Begin at the top of the entries below and write out every line through the one containing "zipf_y = [1000, 1]", excluding pictures.

RECORD LIST.
^^^^

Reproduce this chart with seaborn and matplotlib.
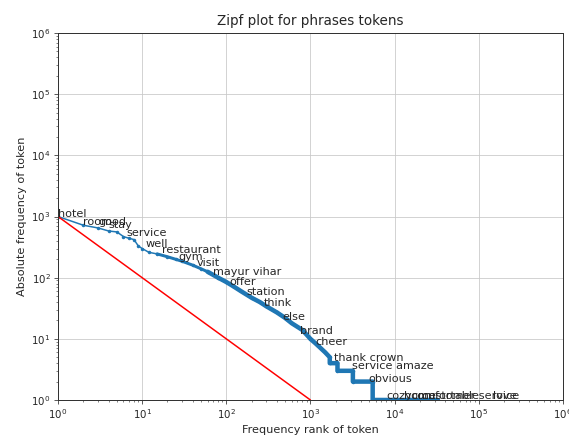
import pandas as pd
import matplotlib
matplotlib.use("Agg")
import matplotlib.pyplot as plt
import seaborn as sns

# rank / frequency
ranks = [1, 2, 3, 4, 5, 6, 7, 8, 9, 10, 12, 15, 20, 25, 30, 40, 50, 60, 80,
         100, 120, 150, 200, 250, 300, 400, 500, 600, 800, 1000, 1200, 1500,
         1700, 1700, 2100, 2100, 3200, 3200, 5500, 5500, 32500]
freqs = [1000, 720, 650, 580, 560, 470, 440, 420, 330, 300, 260, 245, 220, 200,
         185, 160, 140, 125, 100, 85, 73, 60, 47, 40, 34, 27, 22, 18, 14, 10,
         8, 6, 5, 4, 4, 3, 3, 2, 2, 1, 1]

# ideal zipf line
zipf_x = [1, 1000]
zipf_y = [1000, 1]

# annotated tokens
words = ["hotel", "room", "good", "stay", "service", "well", "restaurant", "gym",
         "visit", "mayur vihar", "offer", "station", "think", "else", "brand",
         "cheer", "thank crown", "service amaze", "obvious", "cozy", "home",
         "comfortable", "customer service", "love"]
word_ranks = [1, 2, 3, 4, 6.5, 11, 17, 27, 44, 70, 110, 175, 280, 460, 745,
              1160, 1900, 3100, 4950, 8100, 13000, 16000, 21000, 150000]
word_freqs = [1000, 740, 720, 640, 480, 320, 250, 195, 155, 110, 76, 52, 34, 20,
              12, 8, 4.4, 3.2, 2, 1.05, 1.05, 1.05, 1.05, 1.05]

df = pd.DataFrame({"rank": ranks, "freq": freqs})

sns.set_style("whitegrid")
plt.rcParams["font.family"] = ["DejaVu Sans"]

fig = plt.figure(figsize=(569 / 72, 441 / 72), dpi=72)
ax = fig.add_axes([0.102, 0.093, 0.887, 0.832])

blue = "#1f77b4"
sns.lineplot(data=df, x="rank", y="freq", ax=ax, color=blue, lw=1.5,
             marker=".", markersize=7, markeredgewidth=0, sort=False,
             estimator=None)
# the dots get dense further down the curve, so the band thickens
mid = df[df["rank"] >= 15]
ax.plot(mid["rank"], mid["freq"], color=blue, lw=3)
thick = df[df["rank"] >= 60]
ax.plot(thick["rank"], thick["freq"], color=blue, lw=4.5)
sns.lineplot(x=zipf_x, y=zipf_y, ax=ax, color="red", lw=1.5)

for w, r, f in zip(words, word_ranks, word_freqs):
    ax.annotate(w, (r, f), fontsize=11.2, color="#262626")

ax.set_xscale("log")
ax.set_yscale("log")
ax.set_xlim(1, 1e6)
ax.set_ylim(1, 1e6)
ax.set_title("Zipf plot for phrases tokens", fontsize=13.5, color="#262626", pad=8)
ax.set_xlabel("Frequency rank of token", fontsize=11.3, color="#262626")
ax.set_ylabel("Absolute frequency of token", fontsize=11.3, color="#262626")
ax.grid(True, which="major", color="#c8c8c8", lw=0.8)
ax.grid(False, which="minor")
for s in ax.spines.values():
    s.set_color("#333333")
    s.set_linewidth(1)
ax.tick_params(which="both", direction="out", color="#333333",
               labelsize=10.3, labelcolor="#262626")
ax.tick_params(which="major", length=4, bottom=True, left=True)
ax.tick_params(which="minor", length=2, bottom=True, left=True)

fig.savefig("out.png", dpi=72)
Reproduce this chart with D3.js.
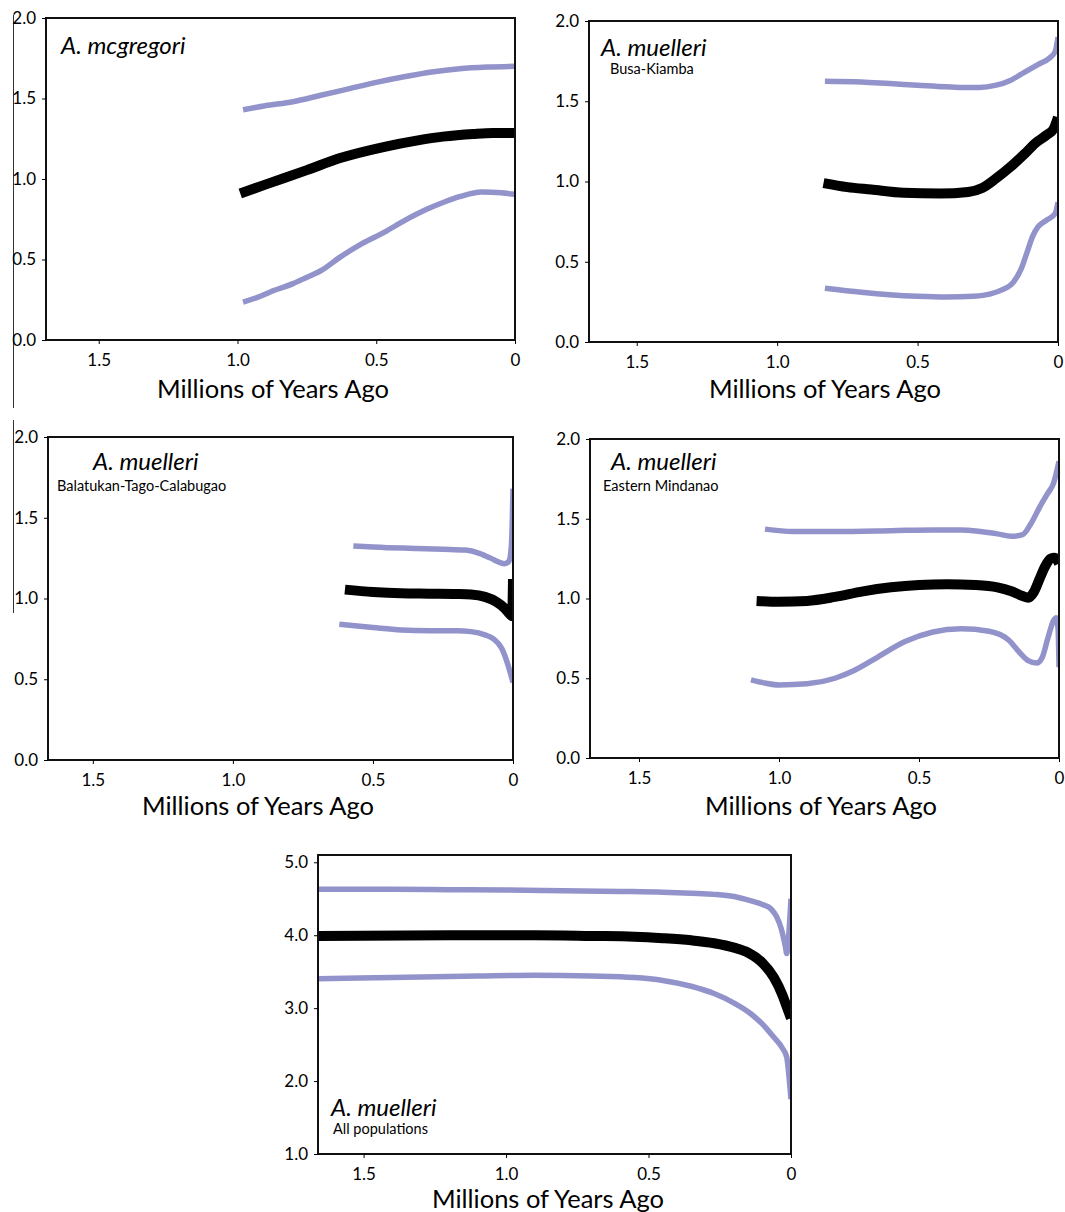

^^^^

RESULT BELOW.
Reproduce this chart with seaborn and matplotlib.
import pandas as pd
import matplotlib
matplotlib.use("Agg")
import matplotlib.pyplot as plt
import seaborn as sns

# rank / frequency
ranks = [1, 2, 3, 4, 5, 6, 7, 8, 9, 10, 12, 15, 20, 25, 30, 40, 50, 60, 80,
         100, 120, 150, 200, 250, 300, 400, 500, 600, 800, 1000, 1200, 1500,
         1700, 1700, 2100, 2100, 3200, 3200, 5500, 5500, 32500]
freqs = [1000, 720, 650, 580, 560, 470, 440, 420, 330, 300, 260, 245, 220, 200,
         185, 160, 140, 125, 100, 85, 73, 60, 47, 40, 34, 27, 22, 18, 14, 10,
         8, 6, 5, 4, 4, 3, 3, 2, 2, 1, 1]

# ideal zipf line
zipf_x = [1, 1000]
zipf_y = [1000, 1]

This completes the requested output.